Classroom instruction leads to things like worksheets and test taking; two things I would outlaw in Scouting if I could.
Worksheets and test taking are only needed when there’s one evaluator for many learners. Doug Stowe, author of The Wisdom of the Hands blog, is someone I would call a shop teacher (remember shop?). In this post he explains individual instruction. He quotes : All good education must be based on the nature of the child… In nature there are no two things exactly alike–no two trees, flowers, human forms or faces. No one will assert that the natures–physical, moral, or mental–of any two children are the same. If this be granted, it readily follows that … Class teaching may be good economically, but it is bad educationally . Good instruction moves incrementally from the known to the unknown, from the easy to the more difficult, from the simple to the more complex, from the concrete to the abstract. So how do we break out of the classroom model and practice Scouting methods? The EDGE method is an example of individual, active instruction; % of time Instructor’s role Learner’s role E xplain the skill 10% Active explaining Passive Listener D emonstrate the skill 20% Active demonstration Passive Observer G uide in learning 35% Active observation Active participation E nable the skill 35% Active observation Active participation EDGE accepts that there’s a passive role for the learner, but it is brief and focused. When we apply EDGE we are creating instructors. This increases the ratio of instructors to learners further escaping the classroom model. With EDGE everyone becomes an instructor. Our Scouts are conditioned by years of training in school to instantly accept and defer to the authority of adults. We do better when we use EDGE to turn Scouts into instructors and step back from instructing ourselves. When we create instructors we also create evaluators. When the ratio of evaluator to learner is one to one we no longer need tests and worksheets nor do we tax the time of one person to test many individuals. What about the quality and consistency of instruction and evaluation? Can Scouts instruct and evaluate well?

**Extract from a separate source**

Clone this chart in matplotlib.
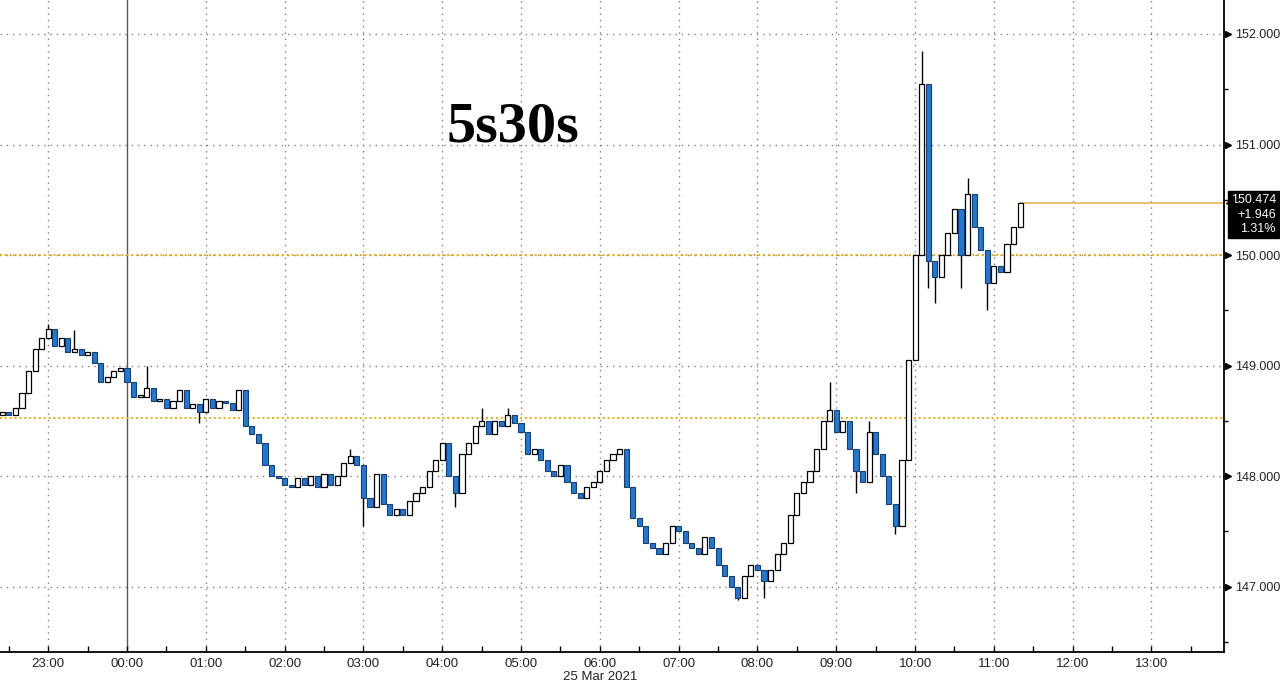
import numpy as np
import pandas as pd
import matplotlib
matplotlib.use("Agg")
import matplotlib.pyplot as plt
import matplotlib.transforms as mtransforms

plt.rcParams['font.family'] = ['Liberation Sans', 'DejaVu Sans']

# ---------------- data ----------------
title = "5s30s"
date_label = "25 Mar 2021"
start_time = "2021-03-24 22:25"
bar_minutes = 5
first_open = 148.55
close_prices = [
    148.58, 148.55, 148.62, 148.75, 148.95, 149.15, 149.25, 149.33, 149.18, 149.25,
    149.12, 149.15, 149.10, 149.12, 149.02, 148.85, 148.90, 148.95, 148.98, 148.85,
    148.72, 148.72, 148.80, 148.68, 148.70, 148.62, 148.68, 148.78, 148.62, 148.65,
    148.58, 148.70, 148.62, 148.68, 148.66, 148.60, 148.78, 148.45, 148.38, 148.30,
    148.10, 148.00, 147.98, 147.92, 147.90, 147.98, 147.92, 148.00, 147.90, 148.02,
    147.92, 148.00, 148.12, 148.18, 148.10, 147.80, 147.72, 148.02, 147.75, 147.65,
    147.70, 147.65, 147.78, 147.85, 147.90, 148.05, 148.15, 148.30, 148.00, 147.85,
    148.20, 148.30, 148.45, 148.50, 148.38, 148.50, 148.45, 148.55, 148.48, 148.40,
    148.20, 148.25, 148.15, 148.05, 148.00, 148.10, 147.95, 147.85, 147.80, 147.90,
    147.95, 148.05, 148.15, 148.20, 148.25, 147.90, 147.62, 147.55, 147.40, 147.35,
    147.30, 147.40, 147.55, 147.50, 147.40, 147.35, 147.30, 147.45, 147.35, 147.20,
    147.10, 147.00, 146.90, 147.10, 147.20, 147.15, 147.05, 147.15, 147.30, 147.40,
    147.65, 147.85, 147.95, 148.05, 148.25, 148.50, 148.60, 148.40, 148.50, 148.25,
    148.05, 147.95, 148.40, 148.20, 148.00, 147.75, 147.55, 148.15, 149.05, 150.00,
    151.55, 149.95, 149.80, 150.00, 150.20, 150.42, 150.00, 150.55, 150.25, 150.05,
    149.75, 149.90, 149.85, 150.10, 150.25, 150.474,
]
# wick extremes (bar index -> price)
high_wicks = {7: 149.38, 11: 149.32, 22: 149.00, 53: 148.25, 73: 148.62, 77: 148.62,
              126: 148.85, 132: 148.50, 140: 151.85, 147: 150.70}
low_wicks = {30: 148.48, 55: 147.55, 69: 147.72, 112: 146.88, 116: 146.90,
             130: 147.85, 136: 147.48, 141: 149.70, 142: 149.57, 146: 149.70, 150: 149.50}

last_price = 150.474
net_change = "+1.946"
pct_change = "1.31%"
prev_close = 148.528
alert_level = 150.000

hour_ticks = list(range(-1, 14))
price_ticks = [147, 148, 149, 150, 151, 152]

# ---------------- derived ----------------
times = pd.date_range(start_time, periods=len(close_prices), freq=f"{bar_minutes}min")
midnight = pd.Timestamp("2021-03-25 00:00")
xh = np.array([(t - midnight).total_seconds() / 3600.0 for t in times])
closes = np.array(close_prices)
opens = np.concatenate([[first_open], closes[:-1]])
highs = np.maximum(opens, closes)
lows = np.minimum(opens, closes)
for k, v in high_wicks.items():
    highs[k] = max(highs[k], v)
for k, v in low_wicks.items():
    lows[k] = min(lows[k], v)

# ---------------- figure ----------------
fig = plt.figure(figsize=(12.8, 6.86), dpi=100)
ax = fig.add_axes([0, 34 / 686, 1224 / 1280, 652 / 686])
ax.set_xlim(-1.612, 13.92)
ax.set_ylim(146.41, 152.307)

grid_style = dict(color='#808080', lw=1.0, linestyle=(0, (1, 3.5)), zorder=0)
for h in hour_ticks:
    if h != 0:
        ax.axvline(h, **grid_style)
for p in price_ticks:
    ax.axhline(p, **grid_style)
ax.axvline(0, color='#555555', lw=1.0, zorder=0.5)

# reference lines
ax.axhline(prev_close, color='#f2a900', lw=1.4, linestyle=(0, (1, 1.5)), zorder=1)
ax.axhline(alert_level, color='#f2a900', lw=1.4, linestyle=(0, (1, 1.5)), zorder=1)
ax.plot([xh[-1], 13.92], [last_price, last_price], color='#e3b341', lw=1.1, zorder=1)

# candles
w = bar_minutes / 60 * 0.78
ax.vlines(xh, lows, highs, color='black', lw=1.0, zorder=2)
up = closes >= opens
body_bottom = np.minimum(opens, closes)
body_h = np.maximum(np.abs(closes - opens), 0.012)
ax.bar(xh[up], body_h[up], bottom=body_bottom[up], width=w, color='white',
       edgecolor='black', linewidth=0.9, zorder=3)
ax.bar(xh[~up], body_h[~up], bottom=body_bottom[~up], width=w, color='#1f78d6',
       edgecolor='#1a3f6e', linewidth=0.8, zorder=3)

# axes styling
for s in ['top', 'left']:
    ax.spines[s].set_visible(False)
for s in ['bottom', 'right']:
    ax.spines[s].set_color('black')
    ax.spines[s].set_linewidth(1.3)

ax.set_xticks(hour_ticks)
ax.set_xticklabels([f"{h % 24:02d}:00" for h in hour_ticks])
ax.set_xticks(np.arange(-1.5, 14, 1.0), minor=True)
ax.tick_params(axis='x', which='both', direction='in', length=4, width=1,
               labelsize=9.5, pad=4, colors='black', labelcolor='#222222')

ax.yaxis.tick_right()
ax.set_yticks(price_ticks)
ax.set_yticklabels([f"{p:.3f}" for p in price_ticks])
ax.set_yticks(np.arange(146.5, 152.3, 1.0), minor=True)
ax.tick_params(axis='y', which='major', length=0, pad=8, labelsize=9,
               labelcolor='#222222')
ax.tick_params(axis='y', which='minor', direction='out', length=3, width=1)

trans = mtransforms.blended_transform_factory(ax.transAxes, ax.transData)
ax.plot([1.0035] * len(price_ticks), price_ticks, ls='none', marker='>', ms=4.5,
        color='black', transform=trans, clip_on=False, zorder=5)

# last price box
ax.text(1.0 + (1276 - 1224) / 1224, last_price + 0.075,
        f"{last_price:.3f}\n{net_change}\n{pct_change}",
        transform=trans, ha='right', va='top', color='white', fontsize=9,
        linespacing=1.25, clip_on=False, zorder=6,
        bbox=dict(boxstyle='square,pad=0.25', fc='black', ec='black'))
ax.plot([1.0 + (1230 - 1224) / 1224], [last_price], ls='none', marker='<', ms=6,
        color='black', transform=trans, clip_on=False, zorder=6)

# title
ax.text(513 / 1224, 1 - 142 / 652, title, transform=ax.transAxes, ha='center',
        va='baseline', fontsize=42, fontweight='bold',
        family=['Liberation Serif', 'DejaVu Serif'], color='black')

# date label
fig.text(600 / 1280, 1 - 677 / 686, date_label, ha='center', va='center',
         fontsize=9.5, color='#222222')

fig.savefig("out.png", dpi=100, facecolor='white')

Quality, consistency and efficiency is the aim of the classroom but it is not our aim in Scouting. The founder of Scouting, Baden-Powell, explained it best (his original emphasis is preserved in this quotation); IN view of a very elaborate curriculum that was recently drawn up by one authority for standardizing the tests for badges, I was obliged to criticize it in this sense: I hope that the compilers are not losing sight of the aim and spirit of the Movement by making it into a training school of efficiency through curricula, marks, and standards. Our aim is merely to help the boys, especially the least scholarly ones, to become personally enthused in subjects that appeal to them individually, and that will be helpful to them. We do this through the fun and jollity of Scouting; by progressive stages they can then be led on, naturally and unconsciously, to develop for themselves their knowledge. But if once we make it into a formal scheme of serious instruction for efficiency, we miss the whole point and value of the Scout training, and we trench on the work of the schools without the trained experts for carrying it out. Our standard for badge earning — as I have frequently said — is not the attainment of a certain level of quality of work (as in the school), but the AMOUNT OF EFFORT EXERCISED BY THE INDIVIDUAL CANDIDATE. This brings the most hopeless case on to a footing of equal possibility with his more brilliant or better-off brother. We want to get them ALL along through cheery self-development from within and not through the imposition of formal instruction from without. B-P’s Outlook November, 1921.